As for his sixth and seventh claim against Twin Falls County, Wilbourn needed to set forth a Monell claim, but again he did not attempt to do so. See Monell, 436 U.S. at 694. The Court similarly grants him sixty days to amend
these claims to comply with the Monell requirements. In his eighth and final claim, Wilbourn sues the City of Twin Falls and Twin Falls County, alleging municipal liability under Monell and violations of the First,
Fourth, Eighth, and Fourteenth Amendments. Amended Compl. ¶¶ 67-71; Dkt. 5 at 9. In so doing, however, Wilbourn conflates three Monell requirements: that he show that the entity had a “policy or custom,” that the policy or custom “amounted to deliberate indifference to plaintiff’s constitutional right,” and that the policy or
custom “was the moving force behind the constitutional violation.” Mabe, 237 F.3d at 1110-11. Instead, he merely identifies the conduct he complains of and labels it as a policy or custom. Amended Compl. ¶¶ 68-69; Dkt. 5 at 9. And though
he notes that defendants “fail[ed] to train or supervise officers and prosecutors on constitutional requirements,” this is no more than a conclusory statement, as he provides no factual support for it. Amended Compl. ¶ 68; Dkt. 5 at 9. The Court will thus dismiss Wilbourn’s eighth claim and provide him leave to amend it
within sixty days to adequately plead the specific elements of a Monell claim. Standards for Amending the Complaint If Wilbourn intends to file an amended complaint, he must not only comply
with the instructions outlined above, he must also be sure to include “a short and plain statement of the claim showing that the pleader is entitled to relief.” Fed. R. Civ. P. 8(a). And he must plead “enough facts to state a claim that is plausible on
its face,” Twombly, 550 U.S. at 570, which means he must “plead[ ] factual content that allows the court to draw the reasonable inference that the defendant is liable for the misconduct alleged.” Iqbal, 556 U.S. at 678.
Further, any amended complaint must contain all of Wilbourn’s allegations in a single pleading and cannot rely upon, attach, or incorporate by reference his prior pleadings or documents. See Forsyth v. Humana, Inc., 114 F.3d 1467, 1474 (9th Cir. 1997) (“[An] amended complaint supersedes the original, the latter being
treated thereafter as non-existent.”), overruled in part on other grounds by Lacey v. Maricopa Cnty., 693 F.3d 896 (9th Cir. 2012) (en banc); Hal Roach Studios, Inc. v.

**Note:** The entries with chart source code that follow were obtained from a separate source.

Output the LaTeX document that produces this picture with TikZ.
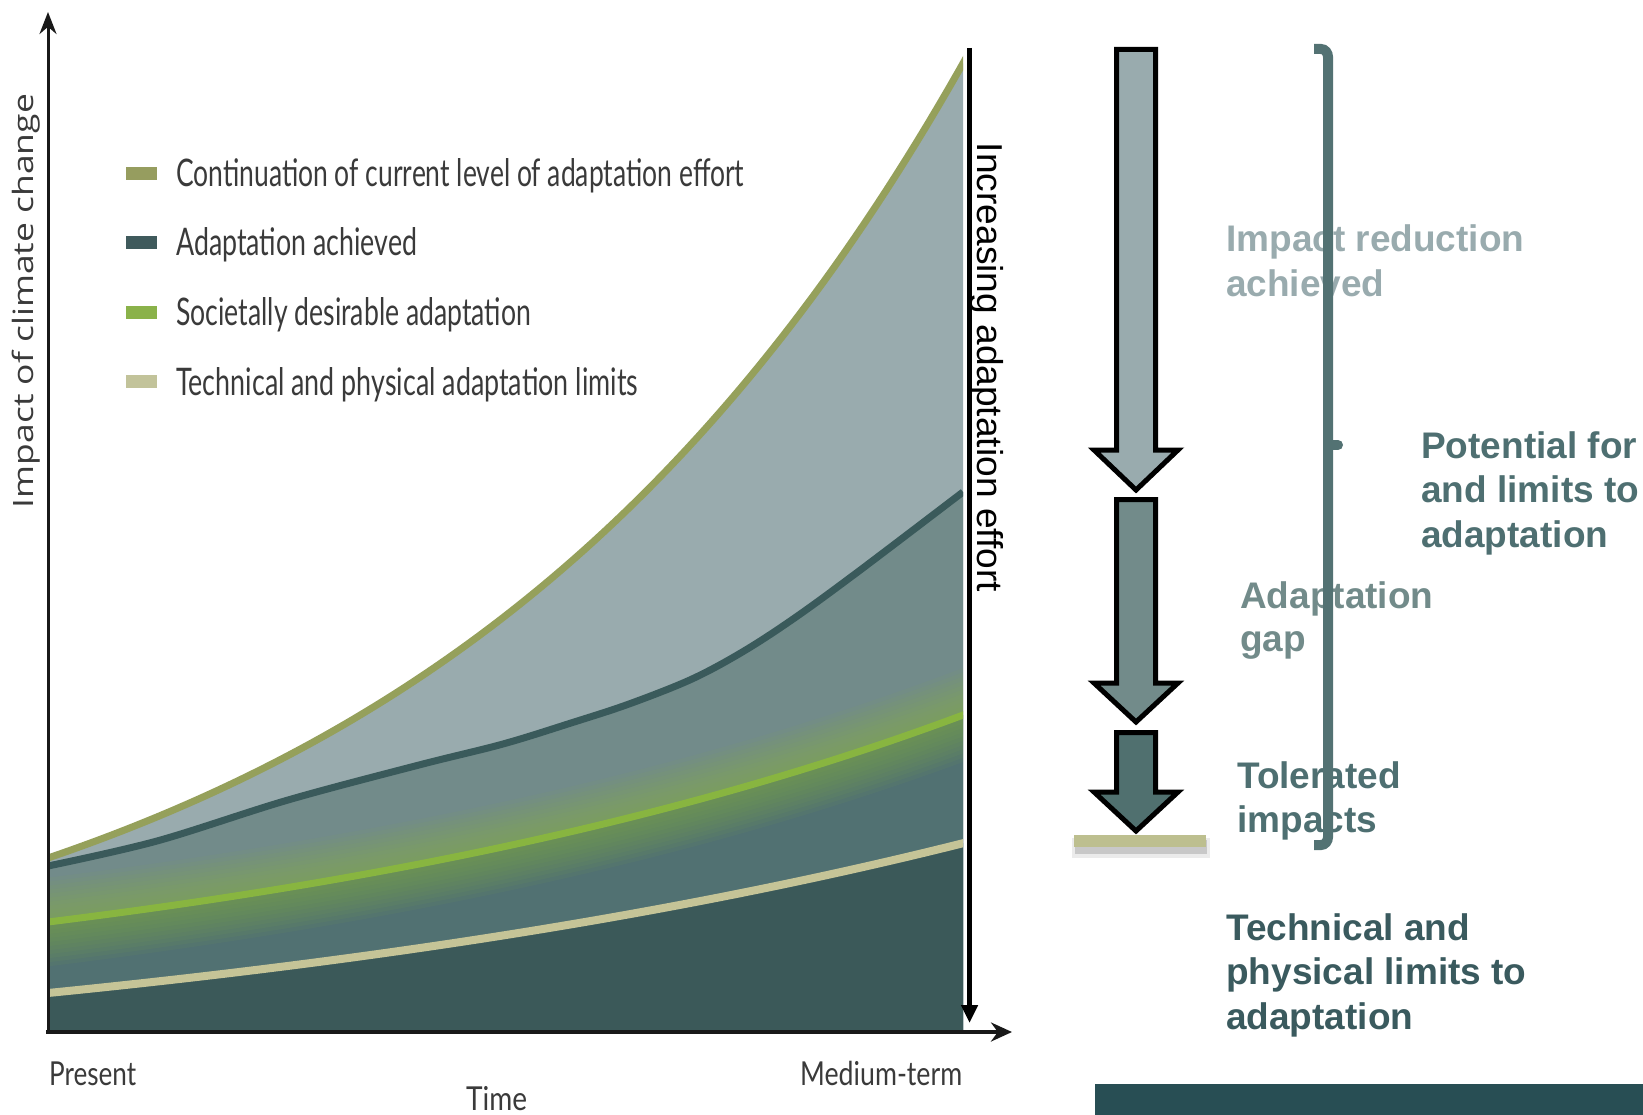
\documentclass[tikz,border=0pt]{standalone}
\usepackage{fontspec}
\usepackage{graphicx}
\usetikzlibrary{arrows.meta}
\newfontfamily\arialf{Liberation Sans}
\newfontfamily\legf{Lato}
\newfontfamily\osf{Open Sans}
\definecolor{cLight}{HTML}{99ABAE}
\definecolor{cMid}{HTML}{728B8A}
\definecolor{cLow}{HTML}{517172}
\definecolor{cArrowLow}{HTML}{50706F}
\definecolor{cDark}{HTML}{3B5959}
\definecolor{lOlive}{HTML}{95A05B}
\definecolor{lTeal}{HTML}{3A5A5B}
\definecolor{lGreen}{HTML}{88B540}
\definecolor{lBeige}{HTML}{C5C497}
\definecolor{barBeige}{HTML}{BDBF8F}
\definecolor{sqOlive}{HTML}{969D5F}
\definecolor{sqDark}{HTML}{3F5A5C}
\definecolor{sqGreen}{HTML}{8AB24A}
\definecolor{sqBeige}{HTML}{C2C39A}
\definecolor{brk}{HTML}{537273}
\definecolor{tPot}{HTML}{4E6F71}
\definecolor{tTech}{HTML}{3A5A5E}
\definecolor{bottomBar}{HTML}{284E54}
\definecolor{legText}{HTML}{3A3A3A}
\tikzset{
  legsq/.style={minimum width=31pt,minimum height=13pt,inner sep=0pt,draw=none},
  legtxt/.style={anchor=base west,inner sep=0pt,text=legText,font=\legf\fontsize{38}{40}\selectfont},
  axtxt/.style={anchor=base west,inner sep=0pt,text=legText,font=\legf\fontsize{33}{36}\selectfont},
  rtxt/.style={anchor=base west,inner sep=0pt,font=\arialf\bfseries\fontsize{37}{44}\selectfont},
  blockarrow/.style={draw=black,line width=5pt,line join=miter,miter limit=10},
  bracketline/.style={draw=brk,line width=10pt},
  axisline/.style={draw=black!90}
}
\begin{document}
\begin{tikzpicture}[x=1pt,y=-1pt]
\useasboundingbox (0,0) rectangle (1643,1115);
% ---------- chart regions
\fill[cLight] (48,1032) -- plot[domain=48:963,samples=90] (\x,{1047.5-189.5*exp(0.0018*(\x-48))}) -- (963,1032) -- cycle;
\fill[cMid] (48,1032) -- plot[smooth,tension=0.55] coordinates {(48,866) (157,841) (288,800) (419,765) (503,744) (571,723) (629,704) (692,679) (744,651) (796,617) (859,571) (963,492)} -- (963,1032) -- cycle;
\fill[cLow] (48,1032) -- plot[domain=48:963,samples=60] (\x,{1024.8-102.8*exp(0.0012*(\x-48))}) -- (963,1032) -- cycle;
\begin{scope}
\clip (48,0) rectangle (963,1032);
\foreach \w in {88,80,72,64,56,48,40,32,24,16}{
  \draw[lGreen,line width=\w pt,opacity=0.065] plot[domain=30:980,samples=60] (\x,{1024.8-102.8*exp(0.0012*(\x-48))});
}
\end{scope}
\fill[cDark] (48,1032) -- plot[domain=48:963,samples=60] (\x,{1092-99*exp(0.001*(\x-48))}) -- (963,1032) -- cycle;
% ---------- chart lines
\begin{scope}
\clip (48,0) rectangle (963,1032);
\draw[lBeige,line width=8pt] plot[domain=40:970,samples=60] (\x,{1092-99*exp(0.001*(\x-48))});
\draw[lGreen,line width=7pt] plot[domain=40:970,samples=60] (\x,{1024.8-102.8*exp(0.0012*(\x-48))});
\draw[lTeal,line width=7pt] plot[smooth,tension=0.55] coordinates {(48,866) (157,841) (288,800) (419,765) (503,744) (571,723) (629,704) (692,679) (744,651) (796,617) (859,571) (963,492)};
\draw[lOlive,line width=7pt] plot[domain=40:970,samples=90] (\x,{1047.5-189.5*exp(0.0018*(\x-48))});
\end{scope}
% ---------- axes
\coordinate (orig) at (48,1032);
\coordinate (ytop) at (48,12);
\coordinate (xleft) at (46,1032);
\coordinate (xright) at (1012,1032);
\coordinate (effTop) at (969.5,48);
\coordinate (effBot) at (969.5,1023);
\draw[axisline,line width=3pt,-{Stealth[length=22pt,width=17pt]}] (orig) -- (ytop);
\draw[axisline,line width=4pt,-{Stealth[length=21pt,width=19pt]}] (xleft) -- (xright);
\draw[black,line width=5pt,-{Triangle[length=18pt,width=16pt]}] (effTop) -- (effBot);
% ---------- axis texts
\node[rotate=90,anchor=base,inner sep=0pt,text=legText,font=\osf\fontsize{28}{30}\selectfont] (ylab) at (33,301) {\resizebox{414pt}{\height}{Impact of climate change}};
\node[rotate=-90,anchor=base,inner sep=0pt,font=\arialf\fontsize{36}{40}\selectfont] (efflab) at (977,367.5) {\resizebox{449pt}{\height}{Increasing adaptation effort}};
\node[axtxt] (present) at (49,1085) {\resizebox{87pt}{\height}{Present}};
\node[axtxt] (medium) at (800,1085) {\resizebox{162pt}{\height}{Medium-term}};
\node[axtxt] (time) at (466,1110) {\resizebox{61pt}{\height}{Time}};
% ---------- legend
\node[legsq,fill=sqOlive] (sq1) at (141.5,173.5) {};
\node[legsq,fill=sqDark] (sq2) at (141.5,242.5) {};
\node[legsq,fill=sqGreen] (sq3) at (141.5,312) {};
\node[legsq,fill=sqBeige] (sq4) at (141.5,381.5) {};
\node[legtxt] (leg1) at (176,187) {\resizebox{568pt}{\height}{Continuation of current level of adaptation effort}};
\node[legtxt] (leg2) at (176,256) {\resizebox{241pt}{\height}{Adaptation achieved}};
\node[legtxt] (leg3) at (176,326) {\resizebox{355pt}{\height}{Societally desirable adaptation}};
\node[legtxt] (leg4) at (176,395) {\resizebox{462pt}{\height}{Technical and physical adaptation limits}};
% ---------- right panel arrows
\draw[blockarrow,fill=cLight] (1116.5,49.5) -- (1155.5,49.5) -- (1155.5,450) -- (1178,450) -- (1136,490) -- (1094,450) -- (1116.5,450) -- cycle;
\draw[blockarrow,fill=cMid] (1116.5,499.5) -- (1155.5,499.5) -- (1155.5,683) -- (1178,683) -- (1136,722) -- (1094,683) -- (1116.5,683) -- cycle;
\draw[blockarrow,fill=cArrowLow] (1116.5,732.5) -- (1155.5,732.5) -- (1155.5,792) -- (1178,792) -- (1136,831) -- (1094,792) -- (1116.5,792) -- cycle;
% limit bar with shadow
\fill[black,opacity=0.08] (1072,838) rectangle (1210,858);
\fill[black,opacity=0.15] (1075,840) rectangle (1207,854);
\fill[barBeige] (1074,835) rectangle (1206,847);
% ---------- right panel texts
\node[rtxt,text=cLight] (ir1) at (1226,252) {Impact reduction};
\node[rtxt,text=cLight] (ir2) at (1226,296) {achieved};
\node[rtxt,text=tPot] (pl1) at (1421,458) {Potential for};
\node[rtxt,text=tPot] (pl2) at (1421,502) {and limits to};
\node[rtxt,text=tPot] (pl3) at (1421,547) {adaptation};
\node[rtxt,text=cMid] (ag1) at (1240,608) {Adaptation};
\node[rtxt,text=cMid] (ag2) at (1240,651) {gap};
\node[rtxt,text=tPot] (ti1) at (1237,788) {Tolerated};
\node[rtxt,text=tPot] (ti2) at (1237,832) {impacts};
\node[rtxt,text=tTech] (tp1) at (1226,940) {Technical and};
\node[rtxt,text=tTech] (tp2) at (1226,984) {physical limits to};
\node[rtxt,text=tTech] (tp3) at (1226,1029) {adaptation};
% ---------- bracket
\draw[bracketline] (1314,49) -- (1321,49) to[out=0,in=90] (1328,57) -- (1328,837) to[out=-90,in=0] (1321,845) -- (1314,845);
\draw[bracketline,line cap=round] (1328,445) -- (1338,445);
% ---------- bottom bar
\fill[bottomBar] (1095,1084) rectangle (1643,1115);
\end{tikzpicture}
\end{document}
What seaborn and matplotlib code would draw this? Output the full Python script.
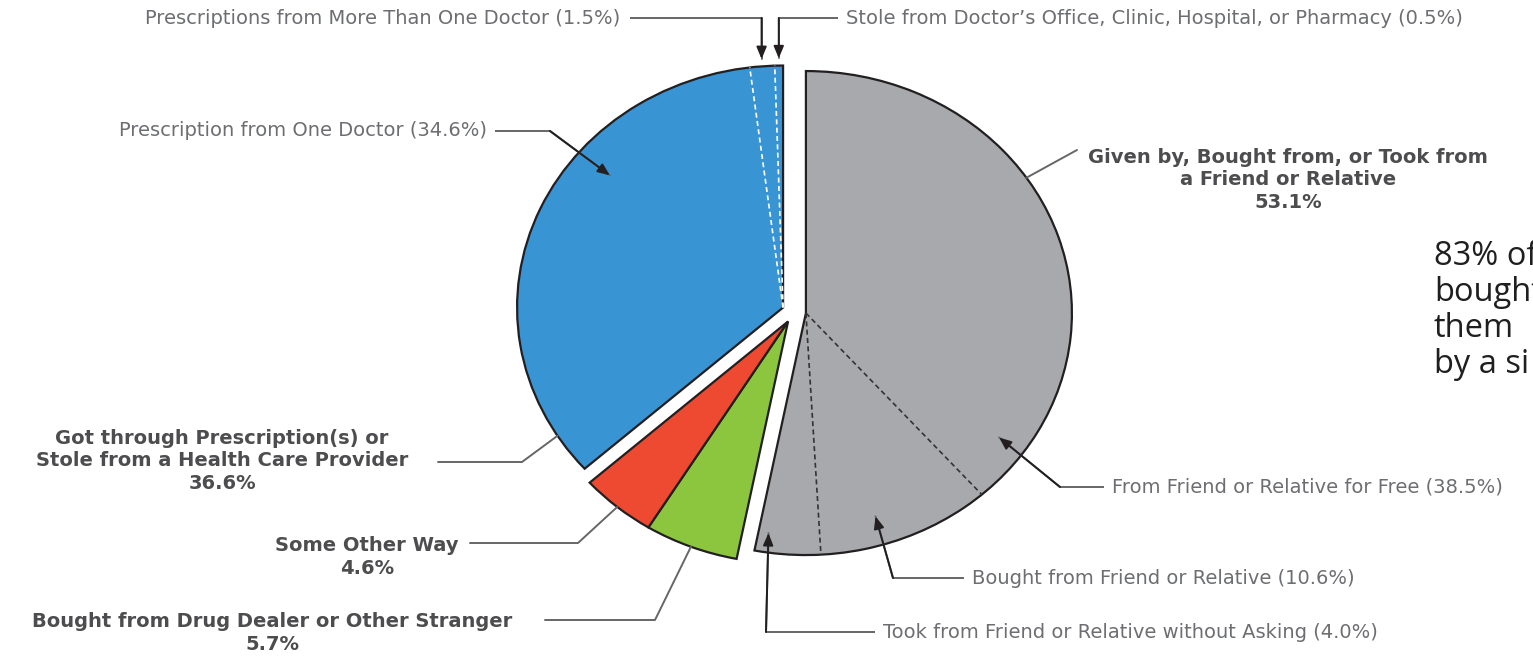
import numpy as np
import matplotlib
matplotlib.use("Agg")
import matplotlib.pyplot as plt
import seaborn as sns

# Main categories (clockwise from 12 o'clock)
main_labels = ["Given by, Bought from, or Took from\na Friend or Relative",
               "Bought from Drug Dealer or Other Stranger",
               "Some Other Way",
               "Got through Prescription(s) or\nStole from a Health Care Provider"]
main_pct = [53.1, 5.7, 4.6, 36.6]
main_colors = ["#a7a9ac", "#8cc63f", "#ee4931", "#3894d2"]

# Sub categories of the friend/relative slice (clockwise)
friend_labels = ["From Friend or Relative for Free",
                 "Bought from Friend or Relative",
                 "Took from Friend or Relative without Asking"]
friend_pct = [38.5, 10.6, 4.0]

# Sub categories of the health care slice (counter-clockwise from the top)
health_labels = ["Stole from Doctor\u2019s Office, Clinic, Hospital, or Pharmacy",
                 "Prescriptions from More Than One Doctor",
                 "Prescription from One Doctor"]
health_pct = [0.5, 1.5, 34.6]

side_note = "83% of\nbought\nthem\nby a si"

sns.set_theme(style="white")
plt.rcParams["font.family"] = ["DejaVu Sans"]

W, H = 1533, 659
CX, CY, RX, RY = 794, 312, 266, 242
EXPLODE = 0.045


def P(x, y):
    # pixel position (from top-left) -> data coords
    return ((x - CX) / RX, (CY - y) / RY)


fig = plt.figure(figsize=(W / 100, H / 100), dpi=100)
ax = fig.add_axes([0, 0, 1, 1])

wedges, _ = ax.pie(main_pct, colors=main_colors, startangle=90, counterclock=False,
                   explode=[EXPLODE] * 4,
                   wedgeprops=dict(edgecolor="#231f20", linewidth=1.6))
gray, green, red, blue = wedges

# red + green are pulled out together as one group
mid = np.deg2rad((red.theta1 + green.theta2) / 2)
for w in (green, red):
    w.set_center((EXPLODE * np.cos(mid), EXPLODE * np.sin(mid)))

ax.set_aspect("auto")
ax.set_xlim(-CX / RX, (W - CX) / RX)
ax.set_ylim((CY - H) / RY, CY / RY)
ax.axis("off")


def on_wedge(w, ang, r=1.0):
    a = np.deg2rad(ang)
    return (w.center[0] + r * np.cos(a), w.center[1] + r * np.sin(a))


# dashed dividers inside gray slice
cum = 0
for p in friend_pct[:-1]:
    cum += p
    a = gray.theta2 - cum * 3.6
    x1, y1 = on_wedge(gray, a)
    ax.plot([gray.center[0], x1], [gray.center[1], y1], ls=(0, (3, 2)),
            color="#333333", lw=1.2)

# white dashed dividers inside blue slice
cum = 0
for p in health_pct[:-1]:
    cum += p
    a = blue.theta1 + cum * 3.6
    x1, y1 = on_wedge(blue, a)
    ax.plot([blue.center[0], x1], [blue.center[1], y1], ls=(0, (3, 2)),
            color="white", lw=1.2)

LC = "#666666"
reg = dict(fontsize=14, color="#6d6e71", va="center")
bold = dict(fontsize=14, color="#4d4d4f", fontweight="bold", ha="center",
            va="center", linespacing=1.25)


def leader(pts, tip, arrow=True):
    pts = [P(*p) for p in pts] + [tip]
    xs, ys = zip(*pts)
    if arrow:
        ax.plot(xs[:-1], ys[:-1], color=LC, lw=1.4, solid_capstyle="butt")
        ax.plot([pts[-2][0], pts[-1][0]], [pts[-2][1], pts[-1][1]], color=LC, lw=1.4)
        ax.annotate("", xy=pts[-1], xytext=pts[-2],
                    arrowprops=dict(arrowstyle="-|>,head_length=0.6,head_width=0.25",
                                    color="#231f20", lw=1.4, shrinkA=0, shrinkB=0))
    else:
        ax.plot(xs, ys, color=LC, lw=1.4)


def px_x(pt):
    return pt[0] * RX + CX


# health sub labels
ang_stole = blue.theta1 + health_pct[0] / 2 * 3.6
tip = on_wedge(blue, ang_stole, 1.03)
ax.text(*P(846, 18), f"{health_labels[0]} ({health_pct[0]}%)", ha="left", **reg)
leader([(838, 18), (px_x(tip), 18)], tip)

ang_more = blue.theta1 + (health_pct[0] + health_pct[1] / 2) * 3.6
tip = on_wedge(blue, ang_more, 1.03)
ax.text(*P(620, 18), f"{health_labels[1]} ({health_pct[1]}%)", ha="right", **reg)
leader([(630, 18), (px_x(tip), 18)], tip)

tip = on_wedge(blue, 140, 0.85)
ax.text(*P(487, 131), f"{health_labels[2]} ({health_pct[2]}%)", ha="right", **reg)
leader([(495, 131), (550, 131)], tip)

# friend sub labels
tip = on_wedge(gray, -35.3, 0.89)
ax.text(*P(1112, 487), f"{friend_labels[0]} ({friend_pct[0]}%)", ha="left", **reg)
leader([(1104, 487), (1060, 487)], tip)

tip = on_wedge(gray, -72.7, 0.88)
ax.text(*P(972, 578), f"{friend_labels[1]} ({friend_pct[1]}%)", ha="left", **reg)
leader([(964, 578), (893, 578)], tip)

tip = on_wedge(gray, -98.8, 0.92)
ax.text(*P(883, 632), f"{friend_labels[2]} ({friend_pct[2]}%)", ha="left", **reg)
leader([(875, 632), (766, 632)], tip)

# main labels
ax.text(*P(1288, 180), f"{main_labels[0]}\n{main_pct[0]}%", **bold)
leader([(1077, 150)], on_wedge(gray, 34), arrow=False)

ax.text(*P(222, 461), f"{main_labels[3]}\n{main_pct[3]}%", **bold)
leader([(438, 462), (522, 462)], on_wedge(blue, 212), arrow=False)

ax.text(*P(367, 557), f"{main_labels[2]}\n{main_pct[2]}%", **bold)
leader([(470, 543), (578, 543)], on_wedge(red, (red.theta1 + red.theta2) / 2), arrow=False)

ax.text(*P(272, 633), f"{main_labels[1]}\n{main_pct[1]}%", **bold)
leader([(545, 620), (655, 620)], on_wedge(green, (green.theta1 + green.theta2) / 2), arrow=False)

ax.text(*P(1434, 240), side_note, ha="left", va="top", fontsize=23.5,
        color="#1f1f1f", family=["Open Sans", "DejaVu Sans"], linespacing=1.12)

fig.savefig("out.png", dpi=100)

Richard Feiner & Co., Inc., 896 F.2d 1542, 1546 (9th Cir. 1989) (holding that
the district court erred by entering judgment against a party named in the initial complaint, but not in the amended complaint). Wilbourn must also set forth each factual allegation in a separate, numbered paragraph. The amended complaint must be legibly written or typed in its entirety,
and it should be clearly designated as the “Second Amended Complaint.” Wilbourn’s name and address should be clearly printed at the top left corner of the first page of each document filed with the Court.
If Wilbourn files an second amended complaint, he must also file a “Motion to Review the Second Amended Complaint.” If he does not amend within sixty days, or if the amendment does not comply with Rule 8, this case may be dismissed without further notice. See Knapp v. Hogan, 738 F.3d 1106, 1110 (9th Cir. 2013) (“When a litigant knowingly and repeatedly refuses to conform his pleadings to the requirements of the Federal Rules, it is reasonable to conclude that the litigant cannot state a claim.”). ORDER IT IS ORDERED: Plaintiff's Complaint (Dkt. 2) and Amended Complaint (Dkt. 5) are DISMISSED with leave to amend. If Plaintiff wishes to file a Second Amended Complaint, he must do so within 60 days of the date of this order.